Arbitration award cannot be re-litigated in court.

Holding:

  • Court rejected attempt to annul award on merits review
  • Only procedural grounds allowed for annulment

Relevance:

  • Ensures rooftop solar investors get finality in tariff/payment disputes

CASE 4 — Pertamina Geothermal Energy v. EPC Contractor Arbitration (Energy Infrastructure Case)

Principle:

Technical energy disputes are best resolved via arbitration panels with experts.

Holding:

  • Tribunal emphasized engineering evidence over litigation arguments
  • Award upheld despite technical complexity challenges

Relevance:

  • Rooftop solar inverter performance and degradation disputes follow same logic

CASE 5 — PT PLN v. Karaha Bodas Company (International Energy Arbitration)

Principle:

Foreign arbitral awards in Indonesian energy sector are enforceable.

Holding:

  • Swiss-seated arbitration award enforced in multiple jurisdictions
  • Indonesian courts limited in interfering with arbitral outcomes

Relevance:

  • Rooftop solar PPAs with foreign investors rely heavily on enforceability assurance

CASE 6 — PT PLN v. Paiton Energy Arbitration Dispute

Principle:

Power purchase pricing and “take-or-pay” obligations are arbitrable.

Holding:

  • Tribunal upheld contractual tariff obligations despite regulatory shifts

Relevance:

  • Rooftop solar disputes often involve tariff changes due to MEMR regulations

CASE 7 — PT PLN Jawa-Bali v. IPP Capacity Payment Dispute

Principle:

Capacity and availability payments are contractual, not regulatory issues.

Holding:

  • Arbitration confirmed PLN must honor capacity payment formula

Relevance:

  • Rooftop solar PPAs often include availability and export credit structures

CASE 8 — Chevron Geothermal Arbitration (Indonesia-related energy precedent)

Principle:

Regulatory changes do not automatically excuse contractual obligations.

Holding:

  • Tribunal rejected force majeure due to regulatory change
  • Emphasized pacta sunt servanda

Relevance:

  • Crucial for rooftop solar where MEMR rules frequently change

4. How Arbitration Enforces Rooftop Solar PPAs in Practice

(A) Payment Enforcement

Arbitration awards typically order:

  • Payment of unpaid electricity exports
  • Interest on delayed PLN payments
  • Contractual penalties

(B) Technical Performance Disputes

Tribunals appoint experts to evaluate:

  • Solar panel degradation
  • Inverter efficiency
  • Metering accuracy

(C) Regulatory Change Risk

Key legal question:

  • Is MEMR regulation change a force majeure event?
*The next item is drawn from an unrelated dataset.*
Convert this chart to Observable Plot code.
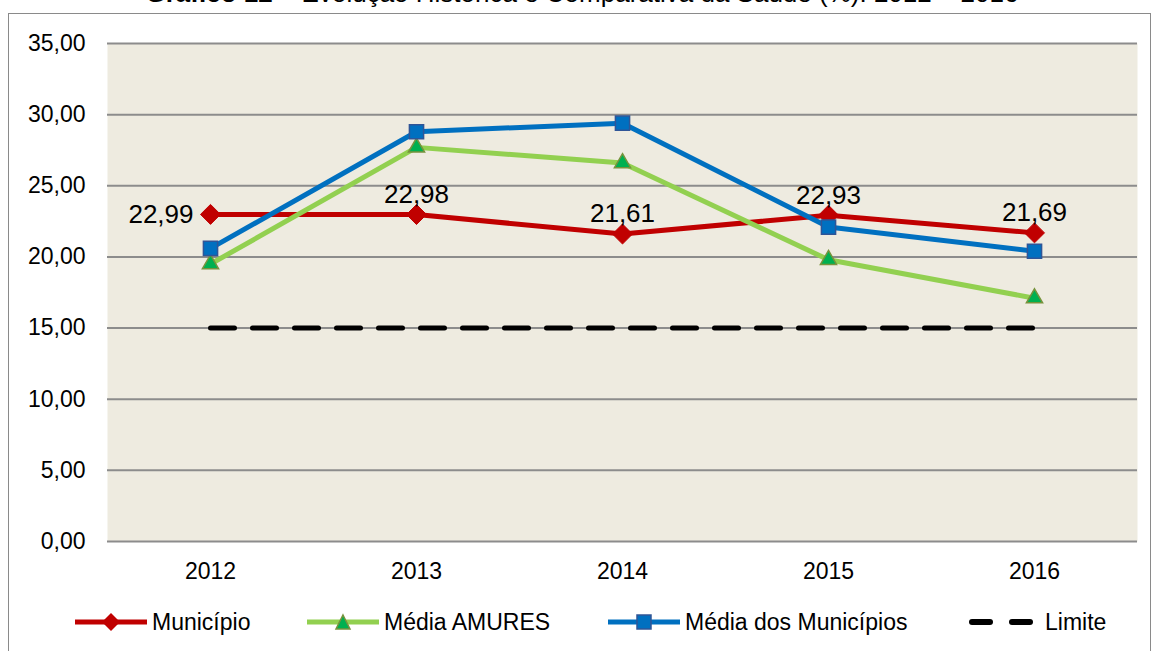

Most tribunals (based on precedent) say:

  • ❌ Not automatically force majeure
  • ✔ Contract allocation governs risk

(D) Grid Export Curtailment

Arbitration evaluates:

  • Whether PLN had lawful right to curtail export
  • Whether compensation is due

5. Key Legal Insight for Rooftop Solar Investors

  1. Arbitration is not optional in practice — it is the primary enforcement mechanism.
  2. Indonesian courts strongly support kompetensi absolut arbitrase (exclusive arbitral jurisdiction).
  3. Energy arbitration jurisprudence consistently favors:
    • Contract stability
    • Payment certainty
    • Technical expert adjudication
  4. Regulatory volatility (MEMR solar rules) does not usually override arbitration clauses.

6. Conclusion

In Indonesian rooftop solar PPAs, arbitration functions as the real enforcement engine of the contract, particularly because PLN-based procurement sits in a hybrid space between public regulation and private commercial contracting.

The combined effect of case law from PLN disputes, geothermal arbitration, capacity payment cases, and international enforcement precedents like Karaha Bodas establishes a strong legal foundation where:

rooftop solar disputes are resolved outside courts, with arbitral tribunals acting as the primary adjudicators of tariff, payment, and performance conflicts.